# What is needed
Every entry below should be printed exactly, without its images.
----- Data entries
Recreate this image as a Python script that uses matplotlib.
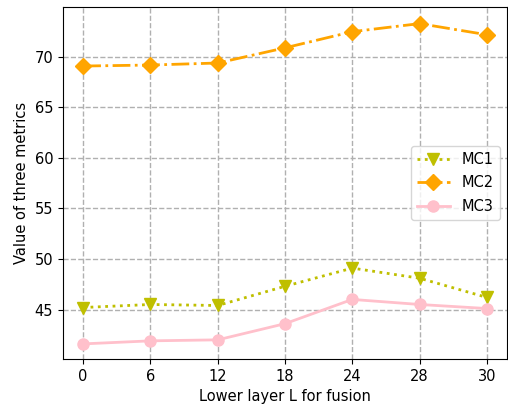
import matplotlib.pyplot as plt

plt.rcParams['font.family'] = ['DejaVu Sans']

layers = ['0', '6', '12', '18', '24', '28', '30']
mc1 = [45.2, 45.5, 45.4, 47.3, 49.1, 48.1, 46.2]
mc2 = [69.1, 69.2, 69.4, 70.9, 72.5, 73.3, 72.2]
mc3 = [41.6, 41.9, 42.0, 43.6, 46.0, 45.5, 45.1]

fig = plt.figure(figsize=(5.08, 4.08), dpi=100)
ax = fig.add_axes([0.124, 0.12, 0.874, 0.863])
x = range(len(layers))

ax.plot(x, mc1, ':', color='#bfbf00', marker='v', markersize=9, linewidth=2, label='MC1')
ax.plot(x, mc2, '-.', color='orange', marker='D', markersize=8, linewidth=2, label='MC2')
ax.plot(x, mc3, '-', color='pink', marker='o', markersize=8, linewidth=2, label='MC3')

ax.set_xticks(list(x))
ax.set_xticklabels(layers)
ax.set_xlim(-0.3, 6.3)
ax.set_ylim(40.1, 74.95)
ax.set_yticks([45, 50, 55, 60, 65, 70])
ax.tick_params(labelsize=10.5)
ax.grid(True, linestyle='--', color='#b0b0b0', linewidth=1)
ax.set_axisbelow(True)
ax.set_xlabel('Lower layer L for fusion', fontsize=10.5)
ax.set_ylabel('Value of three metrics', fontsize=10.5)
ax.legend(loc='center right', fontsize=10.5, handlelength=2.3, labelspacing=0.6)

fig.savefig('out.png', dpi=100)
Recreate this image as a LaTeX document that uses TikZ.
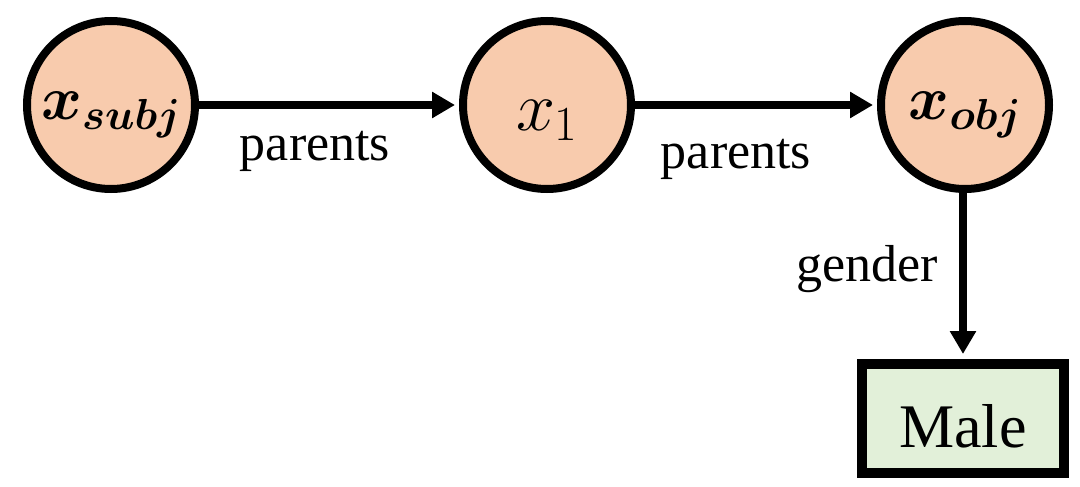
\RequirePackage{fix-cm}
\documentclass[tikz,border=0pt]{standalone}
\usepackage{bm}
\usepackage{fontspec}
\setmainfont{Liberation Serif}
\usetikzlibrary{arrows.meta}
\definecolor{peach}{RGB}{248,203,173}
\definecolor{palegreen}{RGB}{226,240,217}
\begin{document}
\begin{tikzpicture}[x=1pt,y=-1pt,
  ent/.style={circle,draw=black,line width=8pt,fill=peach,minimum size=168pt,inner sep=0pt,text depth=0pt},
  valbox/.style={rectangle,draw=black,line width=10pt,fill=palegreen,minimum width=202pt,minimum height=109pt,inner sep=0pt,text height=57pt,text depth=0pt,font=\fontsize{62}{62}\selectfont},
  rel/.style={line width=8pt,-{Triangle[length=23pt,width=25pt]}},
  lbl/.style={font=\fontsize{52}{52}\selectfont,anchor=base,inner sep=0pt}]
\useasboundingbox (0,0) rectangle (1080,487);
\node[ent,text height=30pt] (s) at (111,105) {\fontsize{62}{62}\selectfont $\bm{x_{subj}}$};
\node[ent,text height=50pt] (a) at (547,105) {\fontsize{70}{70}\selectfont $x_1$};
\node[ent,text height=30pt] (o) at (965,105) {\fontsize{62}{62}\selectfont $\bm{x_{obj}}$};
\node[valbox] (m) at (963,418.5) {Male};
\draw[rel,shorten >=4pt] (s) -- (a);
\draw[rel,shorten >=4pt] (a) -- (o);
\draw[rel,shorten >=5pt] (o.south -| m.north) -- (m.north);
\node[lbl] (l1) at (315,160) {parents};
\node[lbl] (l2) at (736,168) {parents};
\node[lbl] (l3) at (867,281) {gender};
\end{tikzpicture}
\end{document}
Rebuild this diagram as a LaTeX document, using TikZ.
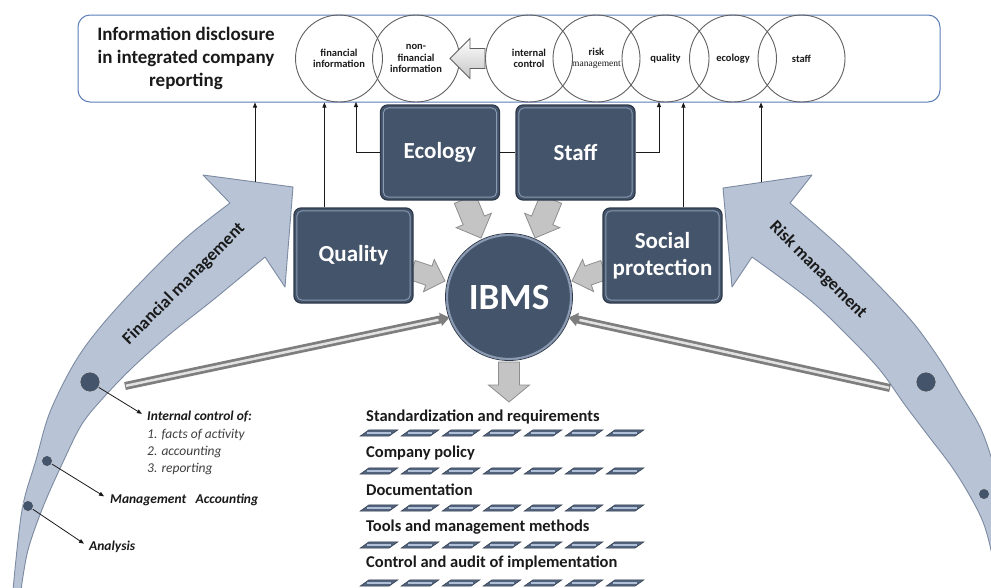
----------
# Task result
Recreate this image as a Python script that uses matplotlib.
import matplotlib.pyplot as plt

plt.rcParams['font.family'] = ['DejaVu Sans']

layers = ['0', '6', '12', '18', '24', '28', '30']
mc1 = [45.2, 45.5, 45.4, 47.3, 49.1, 48.1, 46.2]
mc2 = [69.1, 69.2, 69.4, 70.9, 72.5, 73.3, 72.2]
mc3 = [41.6, 41.9, 42.0, 43.6, 46.0, 45.5, 45.1]

fig = plt.figure(figsize=(5.08, 4.08), dpi=100)
ax = fig.add_axes([0.124, 0.12, 0.874, 0.863])
x = range(len(layers))

ax.plot(x, mc1, ':', color='#bfbf00', marker='v', markersize=9, linewidth=2, label='MC1')
ax.plot(x, mc2, '-.', color='orange', marker='D', markersize=8, linewidth=2, label='MC2')
ax.plot(x, mc3, '-', color='pink', marker='o', markersize=8, linewidth=2, label='MC3')

ax.set_xticks(list(x))
ax.set_xticklabels(layers)
ax.set_xlim(-0.3, 6.3)
ax.set_ylim(40.1, 74.95)
ax.set_yticks([45, 50, 55, 60, 65, 70])
ax.tick_params(labelsize=10.5)
ax.grid(True, linestyle='--', color='#b0b0b0', linewidth=1)
ax.set_axisbelow(True)
ax.set_xlabel('Lower layer L for fusion', fontsize=10.5)
ax.set_ylabel('Value of three metrics', fontsize=10.5)
ax.legend(loc='center right', fontsize=10.5, handlelength=2.3, labelspacing=0.6)

fig.savefig('out.png', dpi=100)
Recreate this image as a LaTeX document that uses TikZ.
\RequirePackage{fix-cm}
\documentclass[tikz,border=0pt]{standalone}
\usepackage{bm}
\usepackage{fontspec}
\setmainfont{Liberation Serif}
\usetikzlibrary{arrows.meta}
\definecolor{peach}{RGB}{248,203,173}
\definecolor{palegreen}{RGB}{226,240,217}
\begin{document}
\begin{tikzpicture}[x=1pt,y=-1pt,
  ent/.style={circle,draw=black,line width=8pt,fill=peach,minimum size=168pt,inner sep=0pt,text depth=0pt},
  valbox/.style={rectangle,draw=black,line width=10pt,fill=palegreen,minimum width=202pt,minimum height=109pt,inner sep=0pt,text height=57pt,text depth=0pt,font=\fontsize{62}{62}\selectfont},
  rel/.style={line width=8pt,-{Triangle[length=23pt,width=25pt]}},
  lbl/.style={font=\fontsize{52}{52}\selectfont,anchor=base,inner sep=0pt}]
\useasboundingbox (0,0) rectangle (1080,487);
\node[ent,text height=30pt] (s) at (111,105) {\fontsize{62}{62}\selectfont $\bm{x_{subj}}$};
\node[ent,text height=50pt] (a) at (547,105) {\fontsize{70}{70}\selectfont $x_1$};
\node[ent,text height=30pt] (o) at (965,105) {\fontsize{62}{62}\selectfont $\bm{x_{obj}}$};
\node[valbox] (m) at (963,418.5) {Male};
\draw[rel,shorten >=4pt] (s) -- (a);
\draw[rel,shorten >=4pt] (a) -- (o);
\draw[rel,shorten >=5pt] (o.south -| m.north) -- (m.north);
\node[lbl] (l1) at (315,160) {parents};
\node[lbl] (l2) at (736,168) {parents};
\node[lbl] (l3) at (867,281) {gender};
\end{tikzpicture}
\end{document}
Rebuild this diagram as a LaTeX document, using TikZ.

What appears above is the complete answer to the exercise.